What you will do
Take the line containing "Recreate this image as a component", the line containing "0.43, 0.15, 0.02];", and all lines between them, and transcribe them exactly. Leave out pictures.

Material

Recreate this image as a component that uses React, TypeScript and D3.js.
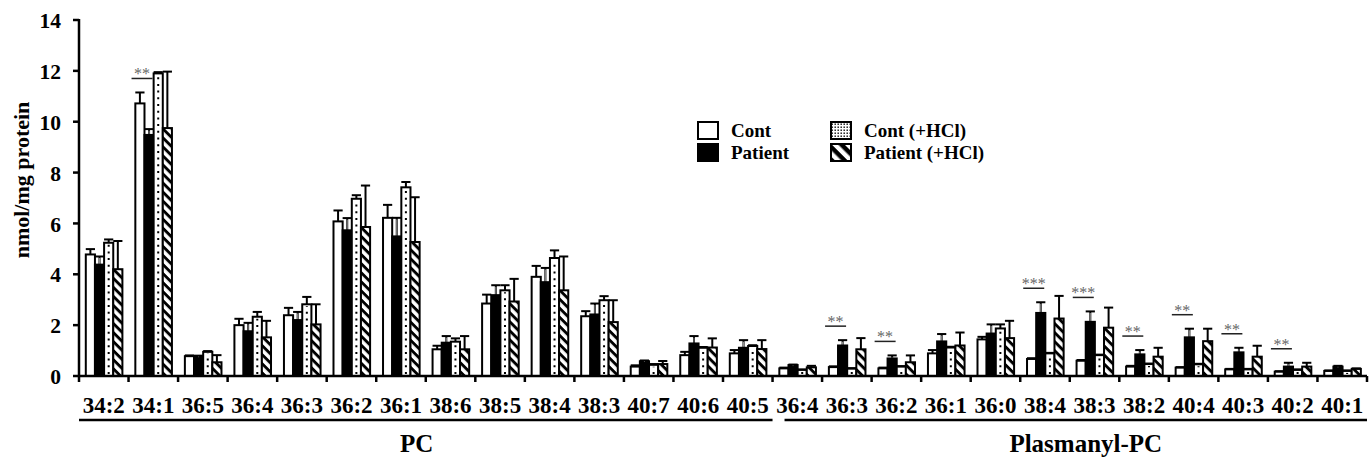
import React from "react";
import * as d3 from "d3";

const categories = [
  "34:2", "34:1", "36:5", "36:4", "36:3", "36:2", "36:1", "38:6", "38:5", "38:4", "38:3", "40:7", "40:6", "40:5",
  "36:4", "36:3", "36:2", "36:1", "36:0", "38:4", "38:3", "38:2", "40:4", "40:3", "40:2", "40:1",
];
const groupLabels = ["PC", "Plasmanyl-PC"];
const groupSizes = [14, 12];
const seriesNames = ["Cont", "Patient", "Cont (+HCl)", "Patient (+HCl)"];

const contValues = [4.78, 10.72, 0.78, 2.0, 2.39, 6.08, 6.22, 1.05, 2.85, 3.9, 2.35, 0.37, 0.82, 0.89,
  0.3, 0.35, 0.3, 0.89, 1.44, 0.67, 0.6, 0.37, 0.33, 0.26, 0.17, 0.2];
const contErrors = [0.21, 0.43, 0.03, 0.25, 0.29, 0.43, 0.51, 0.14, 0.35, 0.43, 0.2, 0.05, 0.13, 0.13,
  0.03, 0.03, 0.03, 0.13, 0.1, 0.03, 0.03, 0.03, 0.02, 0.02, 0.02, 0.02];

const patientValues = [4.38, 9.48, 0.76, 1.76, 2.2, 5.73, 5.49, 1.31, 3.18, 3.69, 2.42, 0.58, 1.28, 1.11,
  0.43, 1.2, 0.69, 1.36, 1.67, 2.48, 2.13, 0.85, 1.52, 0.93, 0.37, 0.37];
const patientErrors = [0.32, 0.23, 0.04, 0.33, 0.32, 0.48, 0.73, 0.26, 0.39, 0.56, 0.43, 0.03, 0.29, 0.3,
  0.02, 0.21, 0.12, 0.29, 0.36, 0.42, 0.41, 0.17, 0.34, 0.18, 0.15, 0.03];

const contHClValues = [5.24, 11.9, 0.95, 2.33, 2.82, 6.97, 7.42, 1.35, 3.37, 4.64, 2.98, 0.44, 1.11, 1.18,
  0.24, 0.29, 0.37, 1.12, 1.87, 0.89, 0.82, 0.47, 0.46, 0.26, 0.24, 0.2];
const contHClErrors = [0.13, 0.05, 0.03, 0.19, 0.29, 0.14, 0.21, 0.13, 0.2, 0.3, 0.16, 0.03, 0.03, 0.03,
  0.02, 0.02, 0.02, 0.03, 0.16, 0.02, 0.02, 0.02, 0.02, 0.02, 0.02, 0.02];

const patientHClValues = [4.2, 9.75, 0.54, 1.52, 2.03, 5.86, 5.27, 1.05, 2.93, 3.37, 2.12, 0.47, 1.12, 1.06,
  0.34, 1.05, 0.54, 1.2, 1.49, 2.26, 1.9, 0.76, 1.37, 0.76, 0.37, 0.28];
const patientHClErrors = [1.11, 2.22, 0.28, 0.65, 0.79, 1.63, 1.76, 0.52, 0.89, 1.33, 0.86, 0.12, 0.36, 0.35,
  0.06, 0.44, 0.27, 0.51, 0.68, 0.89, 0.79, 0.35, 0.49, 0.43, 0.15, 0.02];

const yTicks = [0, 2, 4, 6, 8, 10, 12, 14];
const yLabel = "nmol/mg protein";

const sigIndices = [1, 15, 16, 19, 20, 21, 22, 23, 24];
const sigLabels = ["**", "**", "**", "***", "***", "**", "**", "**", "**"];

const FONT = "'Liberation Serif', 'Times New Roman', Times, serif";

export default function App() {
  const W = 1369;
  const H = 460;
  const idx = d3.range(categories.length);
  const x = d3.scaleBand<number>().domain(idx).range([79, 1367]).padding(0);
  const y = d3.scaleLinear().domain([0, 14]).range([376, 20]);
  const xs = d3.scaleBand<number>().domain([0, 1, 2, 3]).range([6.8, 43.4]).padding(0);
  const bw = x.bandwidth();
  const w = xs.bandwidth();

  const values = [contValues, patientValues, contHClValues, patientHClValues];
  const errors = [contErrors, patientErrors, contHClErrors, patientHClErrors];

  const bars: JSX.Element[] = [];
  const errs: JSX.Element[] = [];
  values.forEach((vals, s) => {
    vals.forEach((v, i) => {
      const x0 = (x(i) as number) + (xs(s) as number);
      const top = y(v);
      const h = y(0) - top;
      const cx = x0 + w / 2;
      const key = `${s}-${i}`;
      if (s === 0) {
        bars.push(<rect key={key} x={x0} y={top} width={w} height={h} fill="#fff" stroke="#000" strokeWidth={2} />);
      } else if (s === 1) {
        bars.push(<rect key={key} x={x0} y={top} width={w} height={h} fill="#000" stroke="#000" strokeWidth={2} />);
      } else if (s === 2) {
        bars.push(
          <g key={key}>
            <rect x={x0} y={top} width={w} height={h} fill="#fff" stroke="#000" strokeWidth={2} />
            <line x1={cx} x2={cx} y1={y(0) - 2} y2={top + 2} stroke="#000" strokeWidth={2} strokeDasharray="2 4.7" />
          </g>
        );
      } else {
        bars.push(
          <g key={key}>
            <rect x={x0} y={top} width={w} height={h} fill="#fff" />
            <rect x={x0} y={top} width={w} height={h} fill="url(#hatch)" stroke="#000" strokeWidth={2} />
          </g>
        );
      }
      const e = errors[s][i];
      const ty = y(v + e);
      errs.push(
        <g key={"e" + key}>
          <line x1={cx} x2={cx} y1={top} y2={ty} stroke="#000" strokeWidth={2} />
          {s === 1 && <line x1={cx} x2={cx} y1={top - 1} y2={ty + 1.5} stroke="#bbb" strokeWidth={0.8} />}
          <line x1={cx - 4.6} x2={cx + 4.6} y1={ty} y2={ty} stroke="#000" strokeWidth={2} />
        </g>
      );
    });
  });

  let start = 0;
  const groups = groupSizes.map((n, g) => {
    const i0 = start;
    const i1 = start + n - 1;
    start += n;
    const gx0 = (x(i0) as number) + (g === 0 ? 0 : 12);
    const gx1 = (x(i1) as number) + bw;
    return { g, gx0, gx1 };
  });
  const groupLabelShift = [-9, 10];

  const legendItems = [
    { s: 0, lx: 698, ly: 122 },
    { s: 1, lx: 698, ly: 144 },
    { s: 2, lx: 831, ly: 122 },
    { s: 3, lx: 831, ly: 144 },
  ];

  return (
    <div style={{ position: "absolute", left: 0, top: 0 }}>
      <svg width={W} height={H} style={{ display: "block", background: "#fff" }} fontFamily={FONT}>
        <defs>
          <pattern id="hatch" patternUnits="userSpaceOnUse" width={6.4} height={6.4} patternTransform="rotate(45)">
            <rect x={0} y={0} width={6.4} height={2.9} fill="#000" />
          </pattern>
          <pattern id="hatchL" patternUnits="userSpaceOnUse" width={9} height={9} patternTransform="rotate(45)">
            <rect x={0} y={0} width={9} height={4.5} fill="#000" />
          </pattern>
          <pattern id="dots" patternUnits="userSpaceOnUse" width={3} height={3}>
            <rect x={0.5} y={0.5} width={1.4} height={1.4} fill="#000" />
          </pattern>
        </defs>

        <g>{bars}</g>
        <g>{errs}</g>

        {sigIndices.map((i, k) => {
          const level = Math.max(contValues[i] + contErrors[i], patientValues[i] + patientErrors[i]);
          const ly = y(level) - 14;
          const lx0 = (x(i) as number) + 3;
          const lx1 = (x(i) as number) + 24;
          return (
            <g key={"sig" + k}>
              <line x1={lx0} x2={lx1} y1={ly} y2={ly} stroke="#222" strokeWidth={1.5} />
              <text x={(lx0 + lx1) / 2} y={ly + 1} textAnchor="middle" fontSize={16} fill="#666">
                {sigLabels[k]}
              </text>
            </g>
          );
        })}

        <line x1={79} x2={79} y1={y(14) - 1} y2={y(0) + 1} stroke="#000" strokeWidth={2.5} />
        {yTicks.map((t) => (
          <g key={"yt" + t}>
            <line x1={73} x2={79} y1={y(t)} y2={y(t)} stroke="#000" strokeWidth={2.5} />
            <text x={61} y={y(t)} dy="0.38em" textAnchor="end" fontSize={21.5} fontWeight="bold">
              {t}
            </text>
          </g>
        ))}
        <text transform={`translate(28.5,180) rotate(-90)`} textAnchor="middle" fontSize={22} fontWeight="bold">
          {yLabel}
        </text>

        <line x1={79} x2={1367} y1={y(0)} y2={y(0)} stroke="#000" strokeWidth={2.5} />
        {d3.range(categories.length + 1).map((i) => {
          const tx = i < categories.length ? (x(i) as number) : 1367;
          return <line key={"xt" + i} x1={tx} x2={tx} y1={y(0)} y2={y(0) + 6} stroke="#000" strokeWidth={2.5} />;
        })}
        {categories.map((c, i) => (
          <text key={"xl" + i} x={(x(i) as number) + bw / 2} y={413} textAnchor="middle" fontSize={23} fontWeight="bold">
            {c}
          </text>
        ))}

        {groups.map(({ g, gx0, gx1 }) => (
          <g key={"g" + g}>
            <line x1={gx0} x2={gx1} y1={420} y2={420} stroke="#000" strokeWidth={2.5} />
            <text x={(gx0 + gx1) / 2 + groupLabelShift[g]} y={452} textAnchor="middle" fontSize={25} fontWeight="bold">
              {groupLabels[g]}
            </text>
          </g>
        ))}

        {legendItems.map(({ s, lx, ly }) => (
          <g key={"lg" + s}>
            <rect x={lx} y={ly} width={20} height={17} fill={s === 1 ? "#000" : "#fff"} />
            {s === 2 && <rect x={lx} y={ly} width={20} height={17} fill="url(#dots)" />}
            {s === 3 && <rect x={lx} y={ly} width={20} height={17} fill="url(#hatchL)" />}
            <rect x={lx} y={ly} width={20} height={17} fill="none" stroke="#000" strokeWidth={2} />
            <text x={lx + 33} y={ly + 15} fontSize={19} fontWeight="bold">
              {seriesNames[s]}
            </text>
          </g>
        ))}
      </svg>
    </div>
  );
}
* * *
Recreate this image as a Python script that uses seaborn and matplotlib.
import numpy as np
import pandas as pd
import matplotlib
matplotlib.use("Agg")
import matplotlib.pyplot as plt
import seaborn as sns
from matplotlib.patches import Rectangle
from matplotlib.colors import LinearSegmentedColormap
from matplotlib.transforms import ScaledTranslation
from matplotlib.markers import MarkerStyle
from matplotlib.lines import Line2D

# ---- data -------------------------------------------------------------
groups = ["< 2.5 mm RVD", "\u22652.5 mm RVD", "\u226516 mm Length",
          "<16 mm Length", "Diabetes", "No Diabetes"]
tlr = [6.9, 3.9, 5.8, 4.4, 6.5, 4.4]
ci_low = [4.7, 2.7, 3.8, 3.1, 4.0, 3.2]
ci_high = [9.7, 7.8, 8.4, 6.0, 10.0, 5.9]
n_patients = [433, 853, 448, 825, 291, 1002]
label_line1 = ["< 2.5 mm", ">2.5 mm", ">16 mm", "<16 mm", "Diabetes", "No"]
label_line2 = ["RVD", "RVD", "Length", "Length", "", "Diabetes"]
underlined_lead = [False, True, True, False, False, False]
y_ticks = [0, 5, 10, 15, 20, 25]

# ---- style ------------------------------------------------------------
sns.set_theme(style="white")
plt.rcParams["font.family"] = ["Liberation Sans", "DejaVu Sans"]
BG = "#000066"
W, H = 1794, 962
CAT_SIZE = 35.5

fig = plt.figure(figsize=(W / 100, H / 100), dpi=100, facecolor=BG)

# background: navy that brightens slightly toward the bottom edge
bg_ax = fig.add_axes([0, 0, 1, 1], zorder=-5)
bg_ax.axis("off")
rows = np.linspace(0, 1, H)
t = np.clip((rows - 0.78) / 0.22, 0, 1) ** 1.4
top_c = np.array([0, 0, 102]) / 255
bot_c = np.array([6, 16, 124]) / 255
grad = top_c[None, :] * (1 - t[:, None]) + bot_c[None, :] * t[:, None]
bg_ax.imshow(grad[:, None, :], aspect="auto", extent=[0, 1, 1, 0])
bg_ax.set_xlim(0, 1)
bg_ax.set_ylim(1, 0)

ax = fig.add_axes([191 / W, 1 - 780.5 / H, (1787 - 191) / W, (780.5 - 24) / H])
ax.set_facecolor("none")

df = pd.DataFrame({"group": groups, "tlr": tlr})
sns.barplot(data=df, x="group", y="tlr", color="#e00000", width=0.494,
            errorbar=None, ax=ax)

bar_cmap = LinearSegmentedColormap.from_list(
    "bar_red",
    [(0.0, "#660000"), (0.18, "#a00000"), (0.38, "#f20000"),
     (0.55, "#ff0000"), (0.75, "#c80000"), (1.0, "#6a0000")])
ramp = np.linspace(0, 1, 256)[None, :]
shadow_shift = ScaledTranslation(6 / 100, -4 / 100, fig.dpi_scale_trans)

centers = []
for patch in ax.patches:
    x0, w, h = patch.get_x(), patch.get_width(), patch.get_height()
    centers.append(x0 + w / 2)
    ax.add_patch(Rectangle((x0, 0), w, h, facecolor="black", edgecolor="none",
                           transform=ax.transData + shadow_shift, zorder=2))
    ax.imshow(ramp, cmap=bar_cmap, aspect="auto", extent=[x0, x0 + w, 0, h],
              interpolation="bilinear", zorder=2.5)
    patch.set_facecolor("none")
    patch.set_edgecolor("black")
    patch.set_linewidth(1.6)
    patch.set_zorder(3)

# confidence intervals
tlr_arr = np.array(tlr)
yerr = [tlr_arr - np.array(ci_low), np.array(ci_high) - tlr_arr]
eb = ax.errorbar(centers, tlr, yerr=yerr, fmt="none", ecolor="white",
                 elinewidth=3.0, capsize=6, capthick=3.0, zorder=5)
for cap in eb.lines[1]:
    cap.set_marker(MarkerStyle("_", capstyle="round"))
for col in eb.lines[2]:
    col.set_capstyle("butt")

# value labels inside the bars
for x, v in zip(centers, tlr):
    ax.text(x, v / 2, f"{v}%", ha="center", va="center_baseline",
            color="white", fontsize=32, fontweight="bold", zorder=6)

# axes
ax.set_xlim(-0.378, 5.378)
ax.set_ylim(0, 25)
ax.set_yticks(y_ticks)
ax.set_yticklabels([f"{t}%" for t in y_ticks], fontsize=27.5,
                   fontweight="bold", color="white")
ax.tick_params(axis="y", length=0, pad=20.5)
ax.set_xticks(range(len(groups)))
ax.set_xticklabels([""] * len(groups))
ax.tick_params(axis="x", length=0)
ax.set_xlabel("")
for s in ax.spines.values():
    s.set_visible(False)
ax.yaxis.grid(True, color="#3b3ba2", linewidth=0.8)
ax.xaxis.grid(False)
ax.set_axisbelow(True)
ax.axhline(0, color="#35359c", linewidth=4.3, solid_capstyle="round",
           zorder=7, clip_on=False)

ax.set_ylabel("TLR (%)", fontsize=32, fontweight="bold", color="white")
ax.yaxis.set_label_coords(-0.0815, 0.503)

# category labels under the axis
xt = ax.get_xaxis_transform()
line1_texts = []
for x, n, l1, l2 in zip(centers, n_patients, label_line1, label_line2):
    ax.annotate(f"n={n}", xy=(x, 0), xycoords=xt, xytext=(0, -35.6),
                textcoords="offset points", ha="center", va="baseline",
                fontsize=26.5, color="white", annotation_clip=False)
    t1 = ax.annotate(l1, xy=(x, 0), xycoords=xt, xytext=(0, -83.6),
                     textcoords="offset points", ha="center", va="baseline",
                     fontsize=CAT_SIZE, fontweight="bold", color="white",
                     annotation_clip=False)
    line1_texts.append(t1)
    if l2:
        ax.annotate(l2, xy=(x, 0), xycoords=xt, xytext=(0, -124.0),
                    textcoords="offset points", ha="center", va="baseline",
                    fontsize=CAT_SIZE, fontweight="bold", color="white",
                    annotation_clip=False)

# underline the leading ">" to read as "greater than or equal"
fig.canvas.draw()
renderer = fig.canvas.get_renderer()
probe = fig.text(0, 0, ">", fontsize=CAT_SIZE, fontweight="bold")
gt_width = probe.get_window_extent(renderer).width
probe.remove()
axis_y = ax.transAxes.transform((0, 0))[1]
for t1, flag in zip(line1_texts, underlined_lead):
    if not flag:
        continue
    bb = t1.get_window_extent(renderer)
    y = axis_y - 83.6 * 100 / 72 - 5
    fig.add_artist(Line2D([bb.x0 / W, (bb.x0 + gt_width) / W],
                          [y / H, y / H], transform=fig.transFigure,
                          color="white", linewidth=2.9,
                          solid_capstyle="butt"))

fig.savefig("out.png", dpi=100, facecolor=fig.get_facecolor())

Reply
Recreate this image as a component that uses React, TypeScript and D3.js.
import React from "react";
import * as d3 from "d3";

const categories = [
  "34:2", "34:1", "36:5", "36:4", "36:3", "36:2", "36:1", "38:6", "38:5", "38:4", "38:3", "40:7", "40:6", "40:5",
  "36:4", "36:3", "36:2", "36:1", "36:0", "38:4", "38:3", "38:2", "40:4", "40:3", "40:2", "40:1",
];
const groupLabels = ["PC", "Plasmanyl-PC"];
const groupSizes = [14, 12];
const seriesNames = ["Cont", "Patient", "Cont (+HCl)", "Patient (+HCl)"];

const contValues = [4.78, 10.72, 0.78, 2.0, 2.39, 6.08, 6.22, 1.05, 2.85, 3.9, 2.35, 0.37, 0.82, 0.89,
  0.3, 0.35, 0.3, 0.89, 1.44, 0.67, 0.6, 0.37, 0.33, 0.26, 0.17, 0.2];
const contErrors = [0.21, 0.43, 0.03, 0.25, 0.29, 0.43, 0.51, 0.14, 0.35, 0.43, 0.2, 0.05, 0.13, 0.13,
  0.03, 0.03, 0.03, 0.13, 0.1, 0.03, 0.03, 0.03, 0.02, 0.02, 0.02, 0.02];

const patientValues = [4.38, 9.48, 0.76, 1.76, 2.2, 5.73, 5.49, 1.31, 3.18, 3.69, 2.42, 0.58, 1.28, 1.11,
  0.43, 1.2, 0.69, 1.36, 1.67, 2.48, 2.13, 0.85, 1.52, 0.93, 0.37, 0.37];
const patientErrors = [0.32, 0.23, 0.04, 0.33, 0.32, 0.48, 0.73, 0.26, 0.39, 0.56, 0.43, 0.03, 0.29, 0.3,
  0.02, 0.21, 0.12, 0.29, 0.36, 0.42, 0.41, 0.17, 0.34, 0.18, 0.15, 0.03];

const contHClValues = [5.24, 11.9, 0.95, 2.33, 2.82, 6.97, 7.42, 1.35, 3.37, 4.64, 2.98, 0.44, 1.11, 1.18,
  0.24, 0.29, 0.37, 1.12, 1.87, 0.89, 0.82, 0.47, 0.46, 0.26, 0.24, 0.2];
const contHClErrors = [0.13, 0.05, 0.03, 0.19, 0.29, 0.14, 0.21, 0.13, 0.2, 0.3, 0.16, 0.03, 0.03, 0.03,
  0.02, 0.02, 0.02, 0.03, 0.16, 0.02, 0.02, 0.02, 0.02, 0.02, 0.02, 0.02];

const patientHClValues = [4.2, 9.75, 0.54, 1.52, 2.03, 5.86, 5.27, 1.05, 2.93, 3.37, 2.12, 0.47, 1.12, 1.06,
  0.34, 1.05, 0.54, 1.2, 1.49, 2.26, 1.9, 0.76, 1.37, 0.76, 0.37, 0.28];
const patientHClErrors = [1.11, 2.22, 0.28, 0.65, 0.79, 1.63, 1.76, 0.52, 0.89, 1.33, 0.86, 0.12, 0.36, 0.35,
  0.06, 0.44, 0.27, 0.51, 0.68, 0.89, 0.79, 0.35, 0.49, 0.43, 0.15, 0.02];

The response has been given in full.